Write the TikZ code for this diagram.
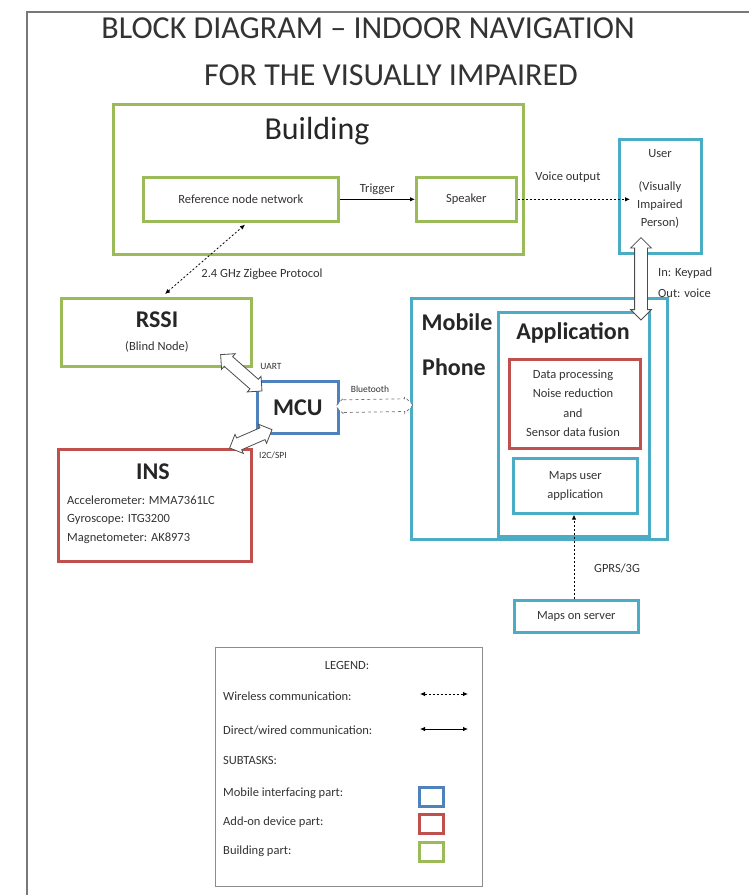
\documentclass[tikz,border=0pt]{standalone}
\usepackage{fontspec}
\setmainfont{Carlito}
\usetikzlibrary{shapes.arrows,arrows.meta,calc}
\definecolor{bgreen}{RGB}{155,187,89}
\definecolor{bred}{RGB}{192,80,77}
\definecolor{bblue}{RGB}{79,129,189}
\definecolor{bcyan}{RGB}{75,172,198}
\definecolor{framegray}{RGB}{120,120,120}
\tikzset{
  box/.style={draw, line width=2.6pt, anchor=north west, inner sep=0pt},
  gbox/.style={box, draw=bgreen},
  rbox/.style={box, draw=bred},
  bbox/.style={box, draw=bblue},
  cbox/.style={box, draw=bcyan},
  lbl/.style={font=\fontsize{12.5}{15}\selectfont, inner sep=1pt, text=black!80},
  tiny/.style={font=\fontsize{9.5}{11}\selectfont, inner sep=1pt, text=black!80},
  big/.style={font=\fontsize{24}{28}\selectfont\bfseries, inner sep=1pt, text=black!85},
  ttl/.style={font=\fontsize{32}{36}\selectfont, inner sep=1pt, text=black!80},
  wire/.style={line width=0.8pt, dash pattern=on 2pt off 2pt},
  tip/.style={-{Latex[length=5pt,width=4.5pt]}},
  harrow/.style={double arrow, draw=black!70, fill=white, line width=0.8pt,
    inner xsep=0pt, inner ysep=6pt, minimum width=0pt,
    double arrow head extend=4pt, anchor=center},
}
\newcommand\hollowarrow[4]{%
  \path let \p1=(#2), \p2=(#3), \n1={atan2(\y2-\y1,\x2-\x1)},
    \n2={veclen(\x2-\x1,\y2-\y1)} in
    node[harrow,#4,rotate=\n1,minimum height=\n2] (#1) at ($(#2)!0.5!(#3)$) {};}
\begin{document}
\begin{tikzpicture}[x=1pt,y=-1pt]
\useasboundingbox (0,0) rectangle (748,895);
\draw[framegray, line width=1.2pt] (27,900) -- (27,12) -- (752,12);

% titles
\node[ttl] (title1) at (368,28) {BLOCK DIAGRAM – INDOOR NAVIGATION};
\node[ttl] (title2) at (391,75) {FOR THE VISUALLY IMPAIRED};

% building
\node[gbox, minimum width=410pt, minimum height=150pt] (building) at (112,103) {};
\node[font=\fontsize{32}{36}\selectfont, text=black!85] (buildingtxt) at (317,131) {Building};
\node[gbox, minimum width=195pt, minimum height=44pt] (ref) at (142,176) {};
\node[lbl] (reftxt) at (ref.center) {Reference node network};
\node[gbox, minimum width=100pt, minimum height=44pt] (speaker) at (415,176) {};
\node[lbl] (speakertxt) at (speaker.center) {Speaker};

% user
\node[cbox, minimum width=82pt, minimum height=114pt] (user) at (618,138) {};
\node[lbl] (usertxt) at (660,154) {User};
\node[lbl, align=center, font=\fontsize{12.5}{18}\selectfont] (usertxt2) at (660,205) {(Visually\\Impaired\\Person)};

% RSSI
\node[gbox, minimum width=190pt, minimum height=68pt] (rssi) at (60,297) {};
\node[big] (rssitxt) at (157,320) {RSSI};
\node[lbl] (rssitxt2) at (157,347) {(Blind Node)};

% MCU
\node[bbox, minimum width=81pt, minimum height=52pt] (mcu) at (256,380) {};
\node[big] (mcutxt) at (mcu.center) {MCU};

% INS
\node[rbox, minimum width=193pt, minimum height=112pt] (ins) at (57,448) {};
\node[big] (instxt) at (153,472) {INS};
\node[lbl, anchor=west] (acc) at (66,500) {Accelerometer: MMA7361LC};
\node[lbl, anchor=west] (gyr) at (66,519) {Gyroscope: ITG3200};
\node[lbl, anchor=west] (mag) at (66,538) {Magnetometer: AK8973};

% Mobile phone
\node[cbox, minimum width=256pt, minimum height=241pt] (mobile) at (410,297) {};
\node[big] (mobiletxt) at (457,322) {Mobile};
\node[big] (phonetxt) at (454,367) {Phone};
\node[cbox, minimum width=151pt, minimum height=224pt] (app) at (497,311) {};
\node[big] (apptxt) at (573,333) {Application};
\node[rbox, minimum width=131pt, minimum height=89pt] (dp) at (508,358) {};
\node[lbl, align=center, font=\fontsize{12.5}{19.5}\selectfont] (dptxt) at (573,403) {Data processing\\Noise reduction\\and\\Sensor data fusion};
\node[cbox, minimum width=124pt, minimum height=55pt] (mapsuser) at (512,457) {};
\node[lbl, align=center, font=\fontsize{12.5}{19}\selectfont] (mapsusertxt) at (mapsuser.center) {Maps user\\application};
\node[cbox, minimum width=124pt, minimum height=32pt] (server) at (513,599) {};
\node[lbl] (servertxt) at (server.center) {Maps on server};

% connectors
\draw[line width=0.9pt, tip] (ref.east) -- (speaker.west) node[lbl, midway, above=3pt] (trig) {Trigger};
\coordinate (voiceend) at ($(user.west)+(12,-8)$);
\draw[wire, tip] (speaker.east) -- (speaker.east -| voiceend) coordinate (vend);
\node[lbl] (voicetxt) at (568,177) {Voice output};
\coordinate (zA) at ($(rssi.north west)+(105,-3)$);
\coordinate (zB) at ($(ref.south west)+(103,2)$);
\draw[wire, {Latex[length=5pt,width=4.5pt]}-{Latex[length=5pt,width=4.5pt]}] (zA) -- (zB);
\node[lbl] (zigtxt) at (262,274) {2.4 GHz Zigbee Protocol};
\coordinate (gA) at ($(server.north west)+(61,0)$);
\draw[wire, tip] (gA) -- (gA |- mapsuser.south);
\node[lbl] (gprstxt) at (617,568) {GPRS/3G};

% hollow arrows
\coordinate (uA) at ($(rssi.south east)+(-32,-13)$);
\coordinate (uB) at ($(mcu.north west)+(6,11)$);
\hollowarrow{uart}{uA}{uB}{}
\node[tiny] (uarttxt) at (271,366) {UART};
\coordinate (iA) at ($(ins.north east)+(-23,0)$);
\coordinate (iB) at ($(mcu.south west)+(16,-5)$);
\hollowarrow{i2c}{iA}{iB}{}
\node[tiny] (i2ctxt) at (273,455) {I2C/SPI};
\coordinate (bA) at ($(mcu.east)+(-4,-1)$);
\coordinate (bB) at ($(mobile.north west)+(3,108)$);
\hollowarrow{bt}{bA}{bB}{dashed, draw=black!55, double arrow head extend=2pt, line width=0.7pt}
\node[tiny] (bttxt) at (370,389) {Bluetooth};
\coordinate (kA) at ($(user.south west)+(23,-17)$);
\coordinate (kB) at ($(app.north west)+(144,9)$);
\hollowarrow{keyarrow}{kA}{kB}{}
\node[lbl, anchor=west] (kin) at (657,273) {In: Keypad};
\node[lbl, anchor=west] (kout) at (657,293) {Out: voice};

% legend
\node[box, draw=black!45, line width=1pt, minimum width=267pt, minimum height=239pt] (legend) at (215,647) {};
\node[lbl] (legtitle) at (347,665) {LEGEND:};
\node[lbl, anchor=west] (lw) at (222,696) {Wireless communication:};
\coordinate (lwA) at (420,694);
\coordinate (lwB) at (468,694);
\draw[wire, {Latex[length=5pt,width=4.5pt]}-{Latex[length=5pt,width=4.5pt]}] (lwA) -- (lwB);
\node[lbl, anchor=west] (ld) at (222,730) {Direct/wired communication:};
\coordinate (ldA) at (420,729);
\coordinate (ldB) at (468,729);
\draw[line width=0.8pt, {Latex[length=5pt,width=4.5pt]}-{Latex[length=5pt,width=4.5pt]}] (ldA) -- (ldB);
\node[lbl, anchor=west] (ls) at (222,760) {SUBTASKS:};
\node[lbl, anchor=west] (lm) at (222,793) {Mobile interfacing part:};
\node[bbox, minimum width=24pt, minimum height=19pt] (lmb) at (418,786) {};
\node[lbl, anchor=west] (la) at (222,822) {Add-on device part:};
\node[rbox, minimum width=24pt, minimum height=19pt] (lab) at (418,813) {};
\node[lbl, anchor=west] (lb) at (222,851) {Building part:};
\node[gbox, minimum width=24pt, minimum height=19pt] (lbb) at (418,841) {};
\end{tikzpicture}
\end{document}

» EXERCISE AIM
Write down every line from the opening of the listing to the line with "(title2) at (391,75)", both included, and nothing else; the pictures are omitted.

» TASK RESULT
Write the TikZ code for this diagram.
\documentclass[tikz,border=0pt]{standalone}
\usepackage{fontspec}
\setmainfont{Carlito}
\usetikzlibrary{shapes.arrows,arrows.meta,calc}
\definecolor{bgreen}{RGB}{155,187,89}
\definecolor{bred}{RGB}{192,80,77}
\definecolor{bblue}{RGB}{79,129,189}
\definecolor{bcyan}{RGB}{75,172,198}
\definecolor{framegray}{RGB}{120,120,120}
\tikzset{
  box/.style={draw, line width=2.6pt, anchor=north west, inner sep=0pt},
  gbox/.style={box, draw=bgreen},
  rbox/.style={box, draw=bred},
  bbox/.style={box, draw=bblue},
  cbox/.style={box, draw=bcyan},
  lbl/.style={font=\fontsize{12.5}{15}\selectfont, inner sep=1pt, text=black!80},
  tiny/.style={font=\fontsize{9.5}{11}\selectfont, inner sep=1pt, text=black!80},
  big/.style={font=\fontsize{24}{28}\selectfont\bfseries, inner sep=1pt, text=black!85},
  ttl/.style={font=\fontsize{32}{36}\selectfont, inner sep=1pt, text=black!80},
  wire/.style={line width=0.8pt, dash pattern=on 2pt off 2pt},
  tip/.style={-{Latex[length=5pt,width=4.5pt]}},
  harrow/.style={double arrow, draw=black!70, fill=white, line width=0.8pt,
    inner xsep=0pt, inner ysep=6pt, minimum width=0pt,
    double arrow head extend=4pt, anchor=center},
}
\newcommand\hollowarrow[4]{%
  \path let \p1=(#2), \p2=(#3), \n1={atan2(\y2-\y1,\x2-\x1)},
    \n2={veclen(\x2-\x1,\y2-\y1)} in
    node[harrow,#4,rotate=\n1,minimum height=\n2] (#1) at ($(#2)!0.5!(#3)$) {};}
\begin{document}
\begin{tikzpicture}[x=1pt,y=-1pt]
\useasboundingbox (0,0) rectangle (748,895);
\draw[framegray, line width=1.2pt] (27,900) -- (27,12) -- (752,12);

% titles
\node[ttl] (title1) at (368,28) {BLOCK DIAGRAM – INDOOR NAVIGATION};
\node[ttl] (title2) at (391,75) {FOR THE VISUALLY IMPAIRED};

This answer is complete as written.